┌─ STORED DATA
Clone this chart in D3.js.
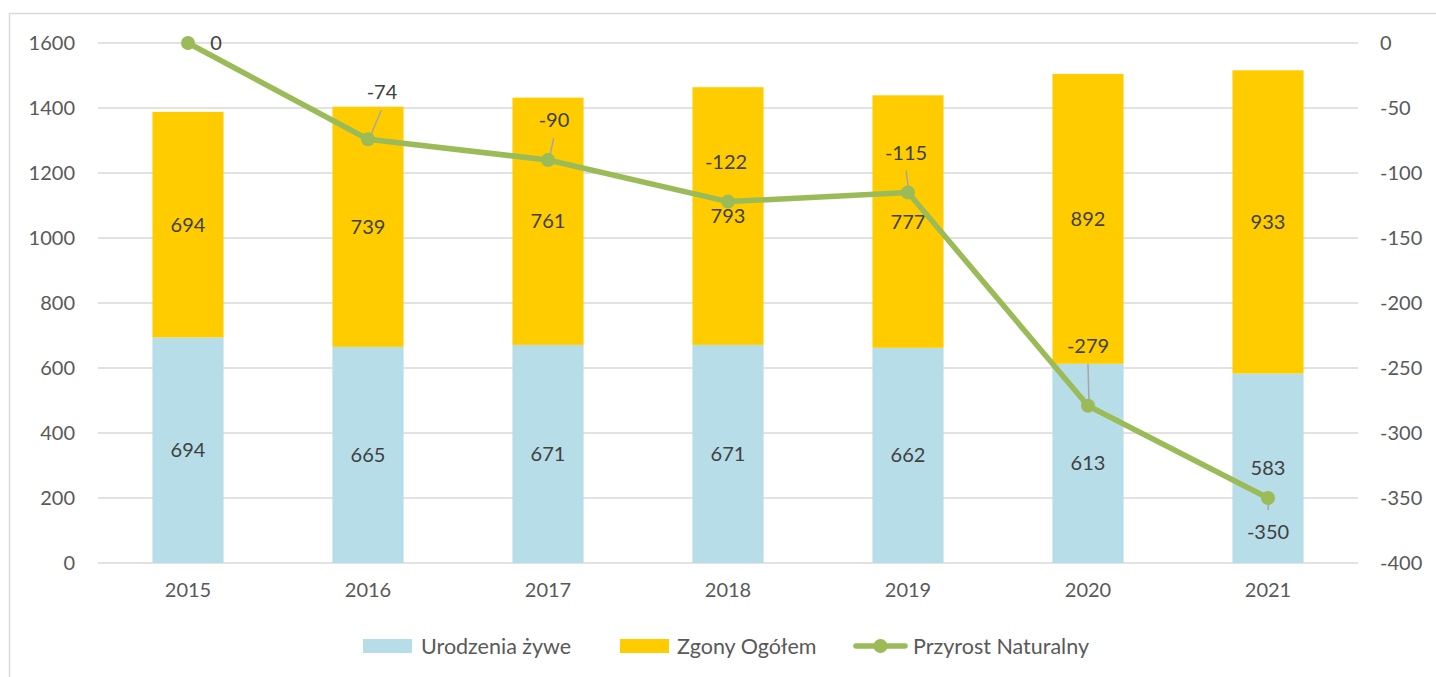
<!DOCTYPE html>
<html>
<head>
<meta charset="utf-8">
<script src="https://cdn.jsdelivr.net/npm/d3@7"></script>
<style>
  body { margin: 0; background: #fff; }
  svg text { font-family: Lato, 'Open Sans', sans-serif; }
</style>
</head>
<body>
<div id="chart"></div>
<script>
const years = ['2015', '2016', '2017', '2018', '2019', '2020', '2021']
const births = [694, 665, 671, 671, 662, 613, 583]
const deaths = [694, 739, 761, 793, 777, 892, 933]
const growth = [0, -74, -90, -122, -115, -279, -350]
const leftTicks = [0, 200, 400, 600, 800, 1000, 1200, 1400, 1600]
const rightTicks = [0, -50, -100, -150, -200, -250, -300, -350, -400]
const seriesNames = ['Urodzenia żywe', 'Zgony Ogółem', 'Przyrost Naturalny']

// label offsets for the line labels (dx, dy from point), Excel-style placement
const growthLabelPos = [
  { dx: 28, dy: 0, lead: false },
  { dx: 14, dy: -47, lead: true },
  { dx: 6, dy: -40, lead: true },
  { dx: -2, dy: -40, lead: false },
  { dx: -2, dy: -40, lead: true },
  { dx: 0, dy: -60, lead: true },
  { dx: 0, dy: 34, lead: true }
]

const W = 1436
const H = 677
const margin = { top: 43, right: 78, bottom: 114, left: 98 }
const width = W - margin.left - margin.right
const height = H - margin.top - margin.bottom

const colors = { births: '#B7DDE8', deaths: '#FFCC00', line: '#9BBB59', grid: '#D9D9D9' }
const fmt = d => String(d)

const root = d3.select('#chart').append('svg').attr('width', W).attr('height', H)

root.append('rect')
  .attr('x', 9.5).attr('y', 13.5)
  .attr('width', W + 20).attr('height', H + 20)
  .attr('fill', 'none').attr('stroke', '#D9D9D9').attr('stroke-width', 1.5)

const svg = root.append('g').attr('transform', `translate(${margin.left},${margin.top})`)

const x = d3.scaleBand().domain(years).range([0, width]).paddingInner(0.605).paddingOuter(0.3025)
const yLeft = d3.scaleLinear().domain([0, 1600]).range([height, 0])
const yRight = d3.scaleLinear().domain([-400, 0]).range([height, 0])

// gridlines
svg.append('g')
  .selectAll('line')
  .data(leftTicks)
  .enter()
  .append('line')
  .attr('x1', 0).attr('x2', width)
  .attr('y1', d => yLeft(d)).attr('y2', d => yLeft(d))
  .attr('stroke', colors.grid).attr('stroke-width', 1.5)

// axes
const leftAxis = svg.append('g')
  .call(d3.axisLeft(yLeft).tickValues(leftTicks).tickFormat(fmt).tickSize(0).tickPadding(23))
const rightAxis = svg.append('g').attr('transform', `translate(${width},0)`)
  .call(d3.axisRight(yRight).tickValues(rightTicks).tickFormat(fmt).tickSize(0).tickPadding(22))
const bottomAxis = svg.append('g').attr('transform', `translate(0,${height})`)
  .call(d3.axisBottom(x).tickSize(0).tickPadding(20))
;[leftAxis, rightAxis, bottomAxis].forEach(a => {
  a.select('.domain').remove()
  a.selectAll('text').attr('font-size', 20).attr('fill', '#595959')
    .attr('font-family', 'Lato, sans-serif')
})

// bars
const rows = years.map((yr, i) => ({ year: yr, births: births[i], deaths: deaths[i], growth: growth[i], i }))

svg.selectAll('.bar-b')
  .data(rows)
  .enter()
  .append('rect')
  .attr('x', d => x(d.year))
  .attr('width', x.bandwidth())
  .attr('y', d => yLeft(d.births))
  .attr('height', d => height - yLeft(d.births))
  .attr('fill', colors.births)

svg.selectAll('.bar-d')
  .data(rows)
  .enter()
  .append('rect')
  .attr('x', d => x(d.year))
  .attr('width', x.bandwidth())
  .attr('y', d => yLeft(d.births + d.deaths))
  .attr('height', d => yLeft(d.births) - yLeft(d.births + d.deaths))
  .attr('fill', colors.deaths)

const cx = d => x(d.year) + x.bandwidth() / 2

svg.selectAll('.lab-b')
  .data(rows)
  .enter()
  .append('text')
  .attr('x', cx)
  .attr('y', d => yLeft(d.births / 2))
  .attr('dy', '0.35em')
  .attr('text-anchor', 'middle')
  .attr('font-size', 20)
  .attr('fill', '#404040')
  .text(d => d.births)

svg.selectAll('.lab-d')
  .data(rows)
  .enter()
  .append('text')
  .attr('x', cx)
  .attr('y', d => yLeft(d.births + d.deaths / 2))
  .attr('dy', '0.35em')
  .attr('text-anchor', 'middle')
  .attr('font-size', 20)
  .attr('fill', '#404040')
  .text(d => d.deaths)

// line
const line = d3.line().x(cx).y(d => yRight(d.growth))

svg.append('path')
  .datum(rows)
  .attr('d', line)
  .attr('fill', 'none')
  .attr('stroke', colors.line)
  .attr('stroke-width', 5.5)
  .attr('stroke-linejoin', 'round')

// leader lines
svg.selectAll('.lead')
  .data(rows.filter(d => growthLabelPos[d.i].lead))
  .enter()
  .append('line')
  .attr('x1', d => cx(d) + growthLabelPos[d.i].dx * 0.95)
  .attr('y1', d => yRight(d.growth) + growthLabelPos[d.i].dy + (growthLabelPos[d.i].dy < 0 ? 18 : -22))
  .attr('x2', d => cx(d) + 1)
  .attr('y2', d => yRight(d.growth))
  .attr('stroke', '#A6A6A6')
  .attr('stroke-width', 1.5)

svg.selectAll('.pt')
  .data(rows)
  .enter()
  .append('circle')
  .attr('cx', cx)
  .attr('cy', d => yRight(d.growth))
  .attr('r', 7)
  .attr('fill', colors.line)

svg.selectAll('.lab-g')
  .data(rows)
  .enter()
  .append('text')
  .attr('x', d => cx(d) + growthLabelPos[d.i].dx)
  .attr('y', d => yRight(d.growth) + growthLabelPos[d.i].dy)
  .attr('dy', '0.35em')
  .attr('text-anchor', 'middle')
  .attr('font-size', 20)
  .attr('fill', '#404040')
  .text(d => fmt(d.growth))

// legend
const legend = root.append('g').attr('transform', 'translate(0,646)')
const legendItems = [
  { name: seriesNames[0], type: 'rect', color: colors.births, x: 363, tx: 421 },
  { name: seriesNames[1], type: 'rect', color: colors.deaths, x: 620, tx: 677 },
  { name: seriesNames[2], type: 'line', color: colors.line, x: 856, tx: 913 }
]
legendItems.forEach(item => {
  if (item.type === 'rect') {
    legend.append('rect')
      .attr('x', item.x).attr('y', -7).attr('width', 49).attr('height', 14)
      .attr('fill', item.color)
  } else {
    legend.append('line')
      .attr('x1', item.x).attr('x2', item.x + 49).attr('y1', 0).attr('y2', 0)
      .attr('stroke', item.color).attr('stroke-width', 5.5).attr('stroke-linecap', 'round')
    legend.append('circle').attr('cx', item.x + 24.5).attr('cy', 0).attr('r', 7).attr('fill', item.color)
  }
  legend.append('text')
    .attr('x', item.tx).attr('y', 0).attr('dy', '0.35em')
    .attr('font-size', 21.5).attr('fill', '#595959')
    .text(item.name)
})
</script>
</body>
</html>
└─
:: DESCRIPTION OF THE TASK ::
Pictures are excluded: retype only the lines from the beginning of the listing above through the line with "const seriesNames = ['Urodzenia", both included.

:: RESULT OF THE TASK ::
Clone this chart in D3.js.
<!DOCTYPE html>
<html>
<head>
<meta charset="utf-8">
<script src="https://cdn.jsdelivr.net/npm/d3@7"></script>
<style>
  body { margin: 0; background: #fff; }
  svg text { font-family: Lato, 'Open Sans', sans-serif; }
</style>
</head>
<body>
<div id="chart"></div>
<script>
const years = ['2015', '2016', '2017', '2018', '2019', '2020', '2021']
const births = [694, 665, 671, 671, 662, 613, 583]
const deaths = [694, 739, 761, 793, 777, 892, 933]
const growth = [0, -74, -90, -122, -115, -279, -350]
const leftTicks = [0, 200, 400, 600, 800, 1000, 1200, 1400, 1600]
const rightTicks = [0, -50, -100, -150, -200, -250, -300, -350, -400]
const seriesNames = ['Urodzenia żywe', 'Zgony Ogółem', 'Przyrost Naturalny']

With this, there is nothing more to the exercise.